Photo Shoot: Boxing Day memories and Kodachrome film

Christmas on Sunday gives many American workers the chance to have Boxing Day as a paid holiday. The old English holiday dates back to a time when servants would have to work Christmas and so the day after, their reward was boxes of gifts from employers, perhaps the 21st century should restart this old tradition.

Growing up, on the rare occasions when Christmas landed on a Sunday, church became a weekend doubleheader for the Heaslip boys, Christmas Eve candlelight service and back again Sunday morning for round two. Dec. 26 in upstate New York was most often snow-covered and the sledding hill across the street was a beehive of activity with new sleds to try out or just unwrapped itchy wool snow pants to break in with a full day spent on toboggans, Flexible Flyer sleds or the popular flying saucers — aluminum discs with a pair of canvas handles that spun in wide circles leading to vertigo at the bottom of the hill.

Vintage Kodachrome slide from Christmas 1958 when the old Kodak camera viewfinder didn't always see quite what the lens did as a budding photojournalist enjoys the presents under the tree. (John Heaslip/Cape Cod Times).
Vintage Kodachrome slide from Christmas 1958 when the old Kodak camera viewfinder didn't always see quite what the lens did as a budding photojournalist enjoys the presents under the tree. (John Heaslip/Cape Cod Times).

On the rare occasion of no snow, we would be packed up and headed out to Main Street stores for a round of after- Christmas markdown sales. This was the day to stock up on wrapping paper for next year or other deeply discounted holiday supplies. The year-end photo ritual for my father, the shutterbug, was finishing up the roll of 35 mm Kodachrome in his Kodak Pony 135 camera, circa 1955. This simple viewfinder camera had a flash gun using old two-prong flashbulbs. A roll of slide film was started in late summer, or early fall, and the 24-exposure roll would quite often make it to Christmas. The last frames were rolled back into the canister and placed in a metal film can. Then it was down to the local drug store to be sent out for processing. Kodak was only about 70 miles away in Rochester but it was still about a week before a small yellow box arrived back home.

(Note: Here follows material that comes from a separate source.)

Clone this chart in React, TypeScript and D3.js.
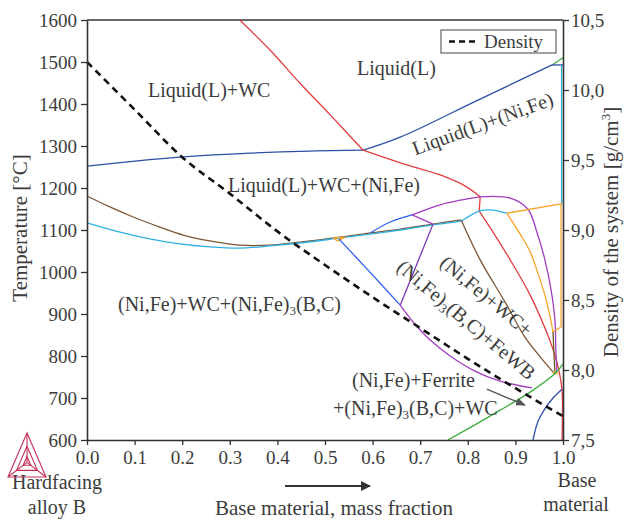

Boxes upon boxes of slides would pile up, neatly stacked beside an old slide projector. On a slow winter weekend night, the collapsible screen and projector would come out of the closet, popcorn was made and home entertainment at its finest, the family would gather to see ourselves on the big screen. Many times the first run through the projector slides were upside down, backward, or both.

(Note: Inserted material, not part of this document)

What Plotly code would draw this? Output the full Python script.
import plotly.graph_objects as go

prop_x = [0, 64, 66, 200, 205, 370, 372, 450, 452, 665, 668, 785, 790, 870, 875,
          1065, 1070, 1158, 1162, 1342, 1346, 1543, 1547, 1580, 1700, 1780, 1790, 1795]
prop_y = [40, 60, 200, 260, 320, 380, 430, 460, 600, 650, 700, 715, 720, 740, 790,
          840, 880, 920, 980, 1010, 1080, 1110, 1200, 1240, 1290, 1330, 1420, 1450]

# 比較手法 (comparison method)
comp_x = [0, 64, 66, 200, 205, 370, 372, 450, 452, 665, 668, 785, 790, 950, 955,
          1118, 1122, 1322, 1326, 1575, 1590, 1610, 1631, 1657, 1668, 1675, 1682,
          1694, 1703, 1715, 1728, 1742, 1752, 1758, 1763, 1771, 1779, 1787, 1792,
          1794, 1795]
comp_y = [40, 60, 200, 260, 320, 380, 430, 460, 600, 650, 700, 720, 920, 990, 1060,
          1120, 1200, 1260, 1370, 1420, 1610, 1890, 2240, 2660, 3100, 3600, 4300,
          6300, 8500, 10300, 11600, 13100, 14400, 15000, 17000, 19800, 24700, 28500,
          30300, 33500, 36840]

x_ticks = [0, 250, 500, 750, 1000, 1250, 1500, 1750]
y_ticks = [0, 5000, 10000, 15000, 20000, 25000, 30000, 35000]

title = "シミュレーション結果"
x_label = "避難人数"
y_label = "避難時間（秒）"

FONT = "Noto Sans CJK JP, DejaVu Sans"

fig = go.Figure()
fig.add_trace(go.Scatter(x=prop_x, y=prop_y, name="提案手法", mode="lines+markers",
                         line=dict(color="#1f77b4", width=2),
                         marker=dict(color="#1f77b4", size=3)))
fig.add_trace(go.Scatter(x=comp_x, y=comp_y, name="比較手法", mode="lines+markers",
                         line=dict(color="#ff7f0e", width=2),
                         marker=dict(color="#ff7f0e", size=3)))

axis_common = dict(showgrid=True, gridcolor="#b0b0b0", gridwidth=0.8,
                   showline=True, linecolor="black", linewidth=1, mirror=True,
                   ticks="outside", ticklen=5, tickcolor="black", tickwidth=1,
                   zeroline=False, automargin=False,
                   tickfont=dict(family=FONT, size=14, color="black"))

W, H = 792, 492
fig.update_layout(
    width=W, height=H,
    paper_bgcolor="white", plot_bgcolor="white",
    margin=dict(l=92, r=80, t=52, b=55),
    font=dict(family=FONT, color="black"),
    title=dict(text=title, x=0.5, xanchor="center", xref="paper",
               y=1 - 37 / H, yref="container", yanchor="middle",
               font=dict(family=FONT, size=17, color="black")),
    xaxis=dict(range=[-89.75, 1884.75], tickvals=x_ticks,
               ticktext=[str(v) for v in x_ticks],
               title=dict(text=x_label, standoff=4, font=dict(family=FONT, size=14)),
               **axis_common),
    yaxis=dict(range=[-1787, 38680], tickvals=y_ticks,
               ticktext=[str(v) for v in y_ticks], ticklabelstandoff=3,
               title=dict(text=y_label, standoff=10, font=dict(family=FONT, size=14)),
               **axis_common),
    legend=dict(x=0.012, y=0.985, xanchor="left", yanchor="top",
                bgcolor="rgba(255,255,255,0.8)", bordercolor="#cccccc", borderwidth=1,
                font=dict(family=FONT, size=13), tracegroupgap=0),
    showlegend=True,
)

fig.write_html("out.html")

This bygone tradition has given way to giant TV screens, surround sound with non-stop streaming movies to match every mood or taste in entertainment. But honestly, what could be more fun than looking at another box of slides where dad had framed the shot wrong, losing mom’s head in her best holiday smock, smiling down at her eight-month-old’s first Christmas, a long time ago? That is what photography is all about, moments never lost to time.